• **Exercise prompt**: All of the material should be reproduced exactly, with pictures left out.

• **Data block**:

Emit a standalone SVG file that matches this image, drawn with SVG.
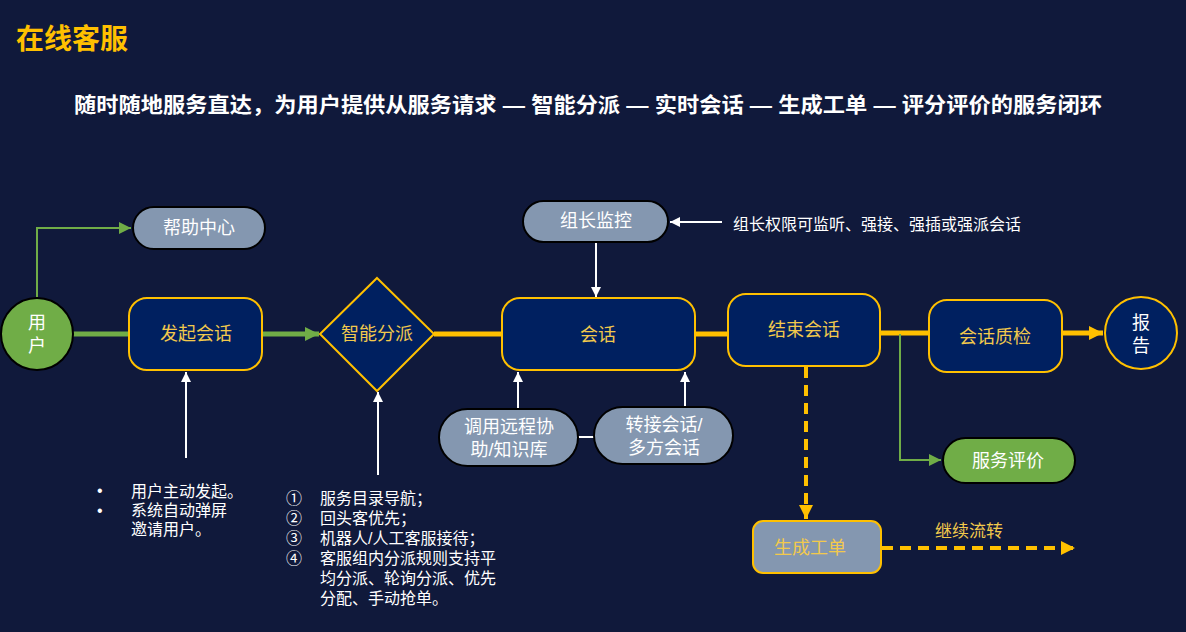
<svg xmlns="http://www.w3.org/2000/svg" width="1186" height="632" viewBox="0 0 1186 632">
<defs>
<style>
text{font-family:"Liberation Sans","Noto Sans CJK SC",sans-serif}
.navy{fill:#002060;stroke:#FFC000;stroke-width:2}
.pill{fill:#8497B0;stroke:#000;stroke-width:2}
.ytxt{fill:#F2C94C;font-size:18px;text-anchor:middle;dominant-baseline:central}
.wtxt{fill:#fff;font-size:18px;text-anchor:middle;dominant-baseline:central}
.note{fill:#fff;font-size:16px}
.yl{stroke:#FFC000;stroke-width:5;fill:none}
.gl{stroke:#70AD47;fill:none}
.wl{stroke:#fff;stroke-width:2;fill:none}
.dash{stroke:#FFC000;stroke-width:4;stroke-dasharray:11 7;fill:none}
</style>
<marker id="aw" viewBox="0 0 10 10" refX="10" refY="5" markerWidth="10" markerHeight="10" markerUnits="userSpaceOnUse" orient="auto"><path d="M0,0L10,5L0,10z" fill="#fff"/></marker>
<marker id="ag" viewBox="0 0 10 10" refX="10" refY="5" markerWidth="12" markerHeight="12" markerUnits="userSpaceOnUse" orient="auto"><path d="M0,0L10,5L0,10z" fill="#70AD47"/></marker>
<marker id="agb" viewBox="0 0 10 10" refX="10" refY="5" markerWidth="14" markerHeight="14" markerUnits="userSpaceOnUse" orient="auto"><path d="M0,0L10,5L0,10z" fill="#70AD47"/></marker>
<marker id="ay" viewBox="0 0 10 10" refX="10" refY="5" markerWidth="14" markerHeight="14" markerUnits="userSpaceOnUse" orient="auto"><path d="M0,0L10,5L0,10z" fill="#FFC000"/></marker>
</defs>
<rect width="1186" height="632" fill="#10193B"/>
<text x="16" y="49" font-size="28" font-weight="bold" fill="#FFC000">在线客服</text>
<text x="74" y="112" font-size="21" font-weight="bold" fill="#fff" textLength="1028" lengthAdjust="spacingAndGlyphs">随时随地服务直达，为用户提供从服务请求 — 智能分派 — 实时会话 — 生成工单 — 评分评价的服务闭环</text>

<g id="connectors">
<path class="gl" stroke-width="2" d="M37,297V228H131" marker-end="url(#ag)"/>
<path class="gl" stroke-width="5" d="M73,334H129"/>
<path class="gl" stroke-width="5" d="M262,334H319" marker-end="url(#agb)"/>
<path class="yl" d="M434,334H502"/>
<path class="yl" d="M695,334H728"/>
<path class="yl" d="M880,333H929"/>
<path class="yl" d="M1062,333H1103" marker-end="url(#ay)"/>
<path class="gl" stroke-width="2" d="M900,334V460H941" marker-end="url(#ag)"/>
<path class="dash" d="M806,367V519" marker-end="url(#ay)"/>
<path class="dash" d="M882,548H1075" marker-end="url(#ay)"/>
<path class="wl" d="M596,242V297" marker-end="url(#aw)"/>
<path class="wl" d="M722,222H670" marker-end="url(#aw)"/>
<path class="wl" d="M186,458V372" marker-end="url(#aw)"/>
<path class="wl" d="M378,475V392" marker-end="url(#aw)"/>
<path class="wl" d="M518,409V372" marker-end="url(#aw)"/>
<path class="wl" d="M685,407V372" marker-end="url(#aw)"/>
<path class="wl" d="M578,437H594"/>
</g>

<g id="user"><circle cx="37" cy="334" r="36" fill="#70AD47" stroke="#000" stroke-width="2"/><text class="wtxt"><tspan x="37" y="323">用</tspan><tspan x="37" y="346">户</tspan></text></g>
<g id="help"><rect class="pill" x="133" y="207" width="132" height="42" rx="21"/><text class="wtxt" x="199" y="228">帮助中心</text></g>
<g id="start"><rect class="navy" x="129" y="298" width="133" height="72" rx="18"/><text class="ytxt" x="196" y="334">发起会话</text></g>
<g id="dispatch"><path class="navy" d="M377,278L434,334L377,391L320,334Z"/><text class="ytxt" x="377" y="334">智能分派</text></g>
<g id="session"><rect class="navy" x="502" y="298" width="193" height="72" rx="18"/><text class="ytxt" x="598" y="335">会话</text></g>
<g id="end"><rect class="navy" x="728" y="294" width="152" height="72" rx="18"/><text class="ytxt" x="804" y="330">结束会话</text></g>
<g id="qa"><rect class="navy" x="929" y="300" width="133" height="72" rx="18"/><text class="ytxt" x="995" y="337">会话质检</text></g>
<g id="report"><circle class="navy" cx="1141" cy="333" r="36"/><text class="wtxt"><tspan x="1141" y="323">报</tspan><tspan x="1141" y="346">告</tspan></text></g>
<g id="monitor"><rect class="pill" x="523" y="201" width="145" height="41" rx="20.5"/><text class="wtxt" x="596" y="221">组长监控</text></g>
<g id="remote"><rect class="pill" x="439" y="409" width="139" height="57" rx="28.5"/><text class="wtxt" font-size="17"><tspan x="509" y="427">调用远程协</tspan><tspan x="509" y="450">助/知识库</tspan></text></g>
<g id="transfer"><rect class="pill" x="594" y="407" width="139" height="57" rx="28.5"/><text class="wtxt" font-size="17"><tspan x="664" y="425">转接会话/</tspan><tspan x="664" y="448">多方会话</tspan></text></g>
<g id="rating"><rect x="943" y="438" width="132" height="45" rx="22.5" fill="#70AD47" stroke="#000" stroke-width="2"/><text class="wtxt" x="1008" y="461">服务评价</text></g>
<g id="ticket"><rect x="753" y="521" width="128" height="52" rx="10" fill="#8497B0" stroke="#FFC000" stroke-width="2"/><text class="ytxt" x="810" y="548">生成工单</text></g>

<text class="note" x="733" y="230">组长权限可监听、强接、强插或强派会话</text>
<text x="935" y="537" font-size="17" fill="#F2C94C">继续流转</text>

<text class="note"><tspan x="97" y="496">•</tspan><tspan x="131" y="497">用户主动发起。</tspan><tspan x="97" y="516">•</tspan><tspan x="131" y="516">系统自动弹屏</tspan><tspan x="131" y="535">邀请用户。</tspan></text>
<text class="note"><tspan x="286" y="504">①</tspan><tspan x="320" y="504">服务目录导航；</tspan><tspan x="286" y="524">②</tspan><tspan x="320" y="524">回头客优先；</tspan><tspan x="286" y="544">③</tspan><tspan x="320" y="544">机器人/人工客服接待；</tspan><tspan x="286" y="564">④</tspan><tspan x="320" y="564">客服组内分派规则支持平</tspan><tspan x="320" y="584">均分派、轮询分派、优先</tspan><tspan x="320" y="604">分配、手动抢单。</tspan></text>
</svg>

• **Problem solution**:
Emit a standalone SVG file that matches this image, drawn with SVG.
<svg xmlns="http://www.w3.org/2000/svg" width="1186" height="632" viewBox="0 0 1186 632">
<defs>
<style>
text{font-family:"Liberation Sans","Noto Sans CJK SC",sans-serif}
.navy{fill:#002060;stroke:#FFC000;stroke-width:2}
.pill{fill:#8497B0;stroke:#000;stroke-width:2}
.ytxt{fill:#F2C94C;font-size:18px;text-anchor:middle;dominant-baseline:central}
.wtxt{fill:#fff;font-size:18px;text-anchor:middle;dominant-baseline:central}
.note{fill:#fff;font-size:16px}
.yl{stroke:#FFC000;stroke-width:5;fill:none}
.gl{stroke:#70AD47;fill:none}
.wl{stroke:#fff;stroke-width:2;fill:none}
.dash{stroke:#FFC000;stroke-width:4;stroke-dasharray:11 7;fill:none}
</style>
<marker id="aw" viewBox="0 0 10 10" refX="10" refY="5" markerWidth="10" markerHeight="10" markerUnits="userSpaceOnUse" orient="auto"><path d="M0,0L10,5L0,10z" fill="#fff"/></marker>
<marker id="ag" viewBox="0 0 10 10" refX="10" refY="5" markerWidth="12" markerHeight="12" markerUnits="userSpaceOnUse" orient="auto"><path d="M0,0L10,5L0,10z" fill="#70AD47"/></marker>
<marker id="agb" viewBox="0 0 10 10" refX="10" refY="5" markerWidth="14" markerHeight="14" markerUnits="userSpaceOnUse" orient="auto"><path d="M0,0L10,5L0,10z" fill="#70AD47"/></marker>
<marker id="ay" viewBox="0 0 10 10" refX="10" refY="5" markerWidth="14" markerHeight="14" markerUnits="userSpaceOnUse" orient="auto"><path d="M0,0L10,5L0,10z" fill="#FFC000"/></marker>
</defs>
<rect width="1186" height="632" fill="#10193B"/>
<text x="16" y="49" font-size="28" font-weight="bold" fill="#FFC000">在线客服</text>
<text x="74" y="112" font-size="21" font-weight="bold" fill="#fff" textLength="1028" lengthAdjust="spacingAndGlyphs">随时随地服务直达，为用户提供从服务请求 — 智能分派 — 实时会话 — 生成工单 — 评分评价的服务闭环</text>

<g id="connectors">
<path class="gl" stroke-width="2" d="M37,297V228H131" marker-end="url(#ag)"/>
<path class="gl" stroke-width="5" d="M73,334H129"/>
<path class="gl" stroke-width="5" d="M262,334H319" marker-end="url(#agb)"/>
<path class="yl" d="M434,334H502"/>
<path class="yl" d="M695,334H728"/>
<path class="yl" d="M880,333H929"/>
<path class="yl" d="M1062,333H1103" marker-end="url(#ay)"/>
<path class="gl" stroke-width="2" d="M900,334V460H941" marker-end="url(#ag)"/>
<path class="dash" d="M806,367V519" marker-end="url(#ay)"/>
<path class="dash" d="M882,548H1075" marker-end="url(#ay)"/>
<path class="wl" d="M596,242V297" marker-end="url(#aw)"/>
<path class="wl" d="M722,222H670" marker-end="url(#aw)"/>
<path class="wl" d="M186,458V372" marker-end="url(#aw)"/>
<path class="wl" d="M378,475V392" marker-end="url(#aw)"/>
<path class="wl" d="M518,409V372" marker-end="url(#aw)"/>
<path class="wl" d="M685,407V372" marker-end="url(#aw)"/>
<path class="wl" d="M578,437H594"/>
</g>

<g id="user"><circle cx="37" cy="334" r="36" fill="#70AD47" stroke="#000" stroke-width="2"/><text class="wtxt"><tspan x="37" y="323">用</tspan><tspan x="37" y="346">户</tspan></text></g>
<g id="help"><rect class="pill" x="133" y="207" width="132" height="42" rx="21"/><text class="wtxt" x="199" y="228">帮助中心</text></g>
<g id="start"><rect class="navy" x="129" y="298" width="133" height="72" rx="18"/><text class="ytxt" x="196" y="334">发起会话</text></g>
<g id="dispatch"><path class="navy" d="M377,278L434,334L377,391L320,334Z"/><text class="ytxt" x="377" y="334">智能分派</text></g>
<g id="session"><rect class="navy" x="502" y="298" width="193" height="72" rx="18"/><text class="ytxt" x="598" y="335">会话</text></g>
<g id="end"><rect class="navy" x="728" y="294" width="152" height="72" rx="18"/><text class="ytxt" x="804" y="330">结束会话</text></g>
<g id="qa"><rect class="navy" x="929" y="300" width="133" height="72" rx="18"/><text class="ytxt" x="995" y="337">会话质检</text></g>
<g id="report"><circle class="navy" cx="1141" cy="333" r="36"/><text class="wtxt"><tspan x="1141" y="323">报</tspan><tspan x="1141" y="346">告</tspan></text></g>
<g id="monitor"><rect class="pill" x="523" y="201" width="145" height="41" rx="20.5"/><text class="wtxt" x="596" y="221">组长监控</text></g>
<g id="remote"><rect class="pill" x="439" y="409" width="139" height="57" rx="28.5"/><text class="wtxt" font-size="17"><tspan x="509" y="427">调用远程协</tspan><tspan x="509" y="450">助/知识库</tspan></text></g>
<g id="transfer"><rect class="pill" x="594" y="407" width="139" height="57" rx="28.5"/><text class="wtxt" font-size="17"><tspan x="664" y="425">转接会话/</tspan><tspan x="664" y="448">多方会话</tspan></text></g>
<g id="rating"><rect x="943" y="438" width="132" height="45" rx="22.5" fill="#70AD47" stroke="#000" stroke-width="2"/><text class="wtxt" x="1008" y="461">服务评价</text></g>
<g id="ticket"><rect x="753" y="521" width="128" height="52" rx="10" fill="#8497B0" stroke="#FFC000" stroke-width="2"/><text class="ytxt" x="810" y="548">生成工单</text></g>

<text class="note" x="733" y="230">组长权限可监听、强接、强插或强派会话</text>
<text x="935" y="537" font-size="17" fill="#F2C94C">继续流转</text>

<text class="note"><tspan x="97" y="496">•</tspan><tspan x="131" y="497">用户主动发起。</tspan><tspan x="97" y="516">•</tspan><tspan x="131" y="516">系统自动弹屏</tspan><tspan x="131" y="535">邀请用户。</tspan></text>
<text class="note"><tspan x="286" y="504">①</tspan><tspan x="320" y="504">服务目录导航；</tspan><tspan x="286" y="524">②</tspan><tspan x="320" y="524">回头客优先；</tspan><tspan x="286" y="544">③</tspan><tspan x="320" y="544">机器人/人工客服接待；</tspan><tspan x="286" y="564">④</tspan><tspan x="320" y="564">客服组内分派规则支持平</tspan><tspan x="320" y="584">均分派、轮询分派、优先</tspan><tspan x="320" y="604">分配、手动抢单。</tspan></text>
</svg>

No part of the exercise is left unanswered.